Repeat only what lies from the line with "Recreate this image" to the line with "minimum height=131pt] (b4)", those two lines included, exactly as it stands; omit any images.

> _Material for this task_
• • • • • • •

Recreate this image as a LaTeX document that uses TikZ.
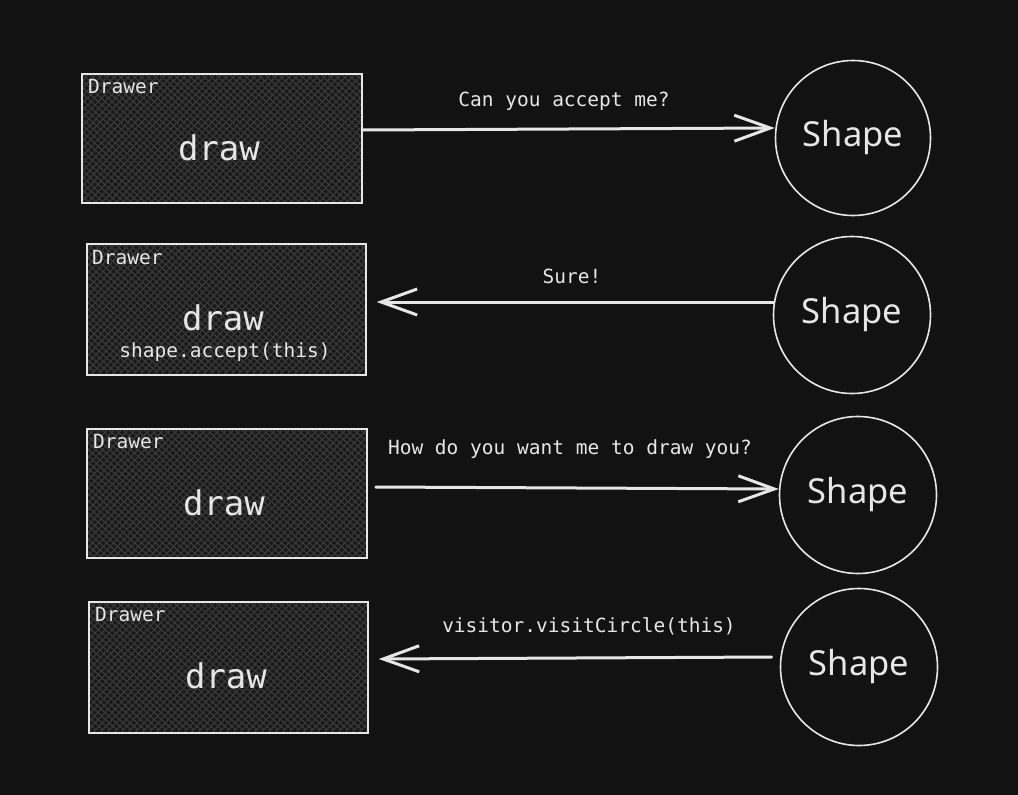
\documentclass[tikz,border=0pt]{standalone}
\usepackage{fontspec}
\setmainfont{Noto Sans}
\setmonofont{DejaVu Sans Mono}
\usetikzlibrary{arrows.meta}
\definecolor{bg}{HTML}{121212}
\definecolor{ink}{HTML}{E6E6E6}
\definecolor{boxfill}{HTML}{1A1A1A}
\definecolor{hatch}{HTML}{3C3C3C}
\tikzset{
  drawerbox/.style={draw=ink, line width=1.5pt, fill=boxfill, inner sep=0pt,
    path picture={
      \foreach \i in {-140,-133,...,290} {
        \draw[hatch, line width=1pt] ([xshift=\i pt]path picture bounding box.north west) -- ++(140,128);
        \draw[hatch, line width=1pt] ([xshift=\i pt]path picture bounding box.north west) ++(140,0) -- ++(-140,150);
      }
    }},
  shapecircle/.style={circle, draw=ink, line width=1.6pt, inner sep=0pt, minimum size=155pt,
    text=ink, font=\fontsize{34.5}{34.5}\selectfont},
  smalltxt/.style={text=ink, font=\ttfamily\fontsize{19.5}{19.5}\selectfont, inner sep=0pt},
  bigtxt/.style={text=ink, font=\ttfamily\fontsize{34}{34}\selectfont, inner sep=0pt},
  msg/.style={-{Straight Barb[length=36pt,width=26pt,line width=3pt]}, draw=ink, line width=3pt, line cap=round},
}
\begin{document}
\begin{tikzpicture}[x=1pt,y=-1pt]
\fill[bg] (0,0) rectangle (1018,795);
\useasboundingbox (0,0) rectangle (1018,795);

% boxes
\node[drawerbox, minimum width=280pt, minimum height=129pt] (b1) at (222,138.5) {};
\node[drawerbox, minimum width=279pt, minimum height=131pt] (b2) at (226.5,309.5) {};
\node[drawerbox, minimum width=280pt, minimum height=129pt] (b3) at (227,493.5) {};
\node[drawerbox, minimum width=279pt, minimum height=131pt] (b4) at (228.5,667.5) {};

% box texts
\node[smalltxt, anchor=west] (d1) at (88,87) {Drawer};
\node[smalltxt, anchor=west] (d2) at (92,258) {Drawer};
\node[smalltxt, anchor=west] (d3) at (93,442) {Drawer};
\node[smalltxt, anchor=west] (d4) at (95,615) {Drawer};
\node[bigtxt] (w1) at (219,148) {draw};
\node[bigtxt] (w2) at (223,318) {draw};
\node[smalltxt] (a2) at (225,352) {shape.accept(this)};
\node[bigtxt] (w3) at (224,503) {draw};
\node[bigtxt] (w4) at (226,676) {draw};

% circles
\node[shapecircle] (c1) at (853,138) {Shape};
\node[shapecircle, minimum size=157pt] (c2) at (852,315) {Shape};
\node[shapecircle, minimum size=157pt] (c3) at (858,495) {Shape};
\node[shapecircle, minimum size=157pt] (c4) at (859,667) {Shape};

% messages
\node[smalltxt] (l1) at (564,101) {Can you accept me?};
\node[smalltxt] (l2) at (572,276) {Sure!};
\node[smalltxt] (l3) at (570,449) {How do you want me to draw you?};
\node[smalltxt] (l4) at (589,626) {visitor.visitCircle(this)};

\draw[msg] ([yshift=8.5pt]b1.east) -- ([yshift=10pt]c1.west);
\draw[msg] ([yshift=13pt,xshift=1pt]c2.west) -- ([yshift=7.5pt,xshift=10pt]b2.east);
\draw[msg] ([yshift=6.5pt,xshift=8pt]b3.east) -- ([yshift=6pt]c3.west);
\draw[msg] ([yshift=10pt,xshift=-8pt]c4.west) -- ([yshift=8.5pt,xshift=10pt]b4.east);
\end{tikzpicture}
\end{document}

• • • • • • •

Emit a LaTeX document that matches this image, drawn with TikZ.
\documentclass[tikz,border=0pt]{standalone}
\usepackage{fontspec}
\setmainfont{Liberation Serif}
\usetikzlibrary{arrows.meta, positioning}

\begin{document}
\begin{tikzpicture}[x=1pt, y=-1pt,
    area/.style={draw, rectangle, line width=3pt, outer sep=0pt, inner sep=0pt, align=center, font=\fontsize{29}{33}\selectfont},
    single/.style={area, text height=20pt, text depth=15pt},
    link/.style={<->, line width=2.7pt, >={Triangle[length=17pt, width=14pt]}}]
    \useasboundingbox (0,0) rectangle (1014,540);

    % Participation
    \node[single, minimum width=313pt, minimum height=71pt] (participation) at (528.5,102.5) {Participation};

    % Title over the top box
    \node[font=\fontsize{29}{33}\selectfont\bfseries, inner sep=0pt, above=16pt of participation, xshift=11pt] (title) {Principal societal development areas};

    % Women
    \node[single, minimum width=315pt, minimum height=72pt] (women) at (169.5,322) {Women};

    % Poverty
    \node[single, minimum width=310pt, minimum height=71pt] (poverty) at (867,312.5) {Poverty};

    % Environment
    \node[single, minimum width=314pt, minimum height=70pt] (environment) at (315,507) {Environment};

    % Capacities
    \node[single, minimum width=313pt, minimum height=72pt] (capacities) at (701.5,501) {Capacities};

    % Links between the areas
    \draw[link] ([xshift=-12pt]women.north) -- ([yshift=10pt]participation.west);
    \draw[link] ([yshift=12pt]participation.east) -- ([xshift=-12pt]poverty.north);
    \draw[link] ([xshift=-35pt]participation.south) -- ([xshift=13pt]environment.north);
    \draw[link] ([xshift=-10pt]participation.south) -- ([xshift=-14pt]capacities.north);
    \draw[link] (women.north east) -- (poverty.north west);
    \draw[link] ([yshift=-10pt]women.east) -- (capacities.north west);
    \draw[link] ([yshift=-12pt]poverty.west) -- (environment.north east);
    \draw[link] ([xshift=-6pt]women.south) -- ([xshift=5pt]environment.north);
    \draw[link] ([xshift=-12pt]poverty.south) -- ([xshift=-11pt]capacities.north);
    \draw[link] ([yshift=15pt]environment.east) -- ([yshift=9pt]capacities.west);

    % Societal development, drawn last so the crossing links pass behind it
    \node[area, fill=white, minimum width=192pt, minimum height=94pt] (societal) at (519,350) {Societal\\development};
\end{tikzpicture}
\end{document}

• • • • • • •

> _Full answer_
Recreate this image as a LaTeX document that uses TikZ.
\documentclass[tikz,border=0pt]{standalone}
\usepackage{fontspec}
\setmainfont{Noto Sans}
\setmonofont{DejaVu Sans Mono}
\usetikzlibrary{arrows.meta}
\definecolor{bg}{HTML}{121212}
\definecolor{ink}{HTML}{E6E6E6}
\definecolor{boxfill}{HTML}{1A1A1A}
\definecolor{hatch}{HTML}{3C3C3C}
\tikzset{
  drawerbox/.style={draw=ink, line width=1.5pt, fill=boxfill, inner sep=0pt,
    path picture={
      \foreach \i in {-140,-133,...,290} {
        \draw[hatch, line width=1pt] ([xshift=\i pt]path picture bounding box.north west) -- ++(140,128);
        \draw[hatch, line width=1pt] ([xshift=\i pt]path picture bounding box.north west) ++(140,0) -- ++(-140,150);
      }
    }},
  shapecircle/.style={circle, draw=ink, line width=1.6pt, inner sep=0pt, minimum size=155pt,
    text=ink, font=\fontsize{34.5}{34.5}\selectfont},
  smalltxt/.style={text=ink, font=\ttfamily\fontsize{19.5}{19.5}\selectfont, inner sep=0pt},
  bigtxt/.style={text=ink, font=\ttfamily\fontsize{34}{34}\selectfont, inner sep=0pt},
  msg/.style={-{Straight Barb[length=36pt,width=26pt,line width=3pt]}, draw=ink, line width=3pt, line cap=round},
}
\begin{document}
\begin{tikzpicture}[x=1pt,y=-1pt]
\fill[bg] (0,0) rectangle (1018,795);
\useasboundingbox (0,0) rectangle (1018,795);

% boxes
\node[drawerbox, minimum width=280pt, minimum height=129pt] (b1) at (222,138.5) {};
\node[drawerbox, minimum width=279pt, minimum height=131pt] (b2) at (226.5,309.5) {};
\node[drawerbox, minimum width=280pt, minimum height=129pt] (b3) at (227,493.5) {};
\node[drawerbox, minimum width=279pt, minimum height=131pt] (b4) at (228.5,667.5) {};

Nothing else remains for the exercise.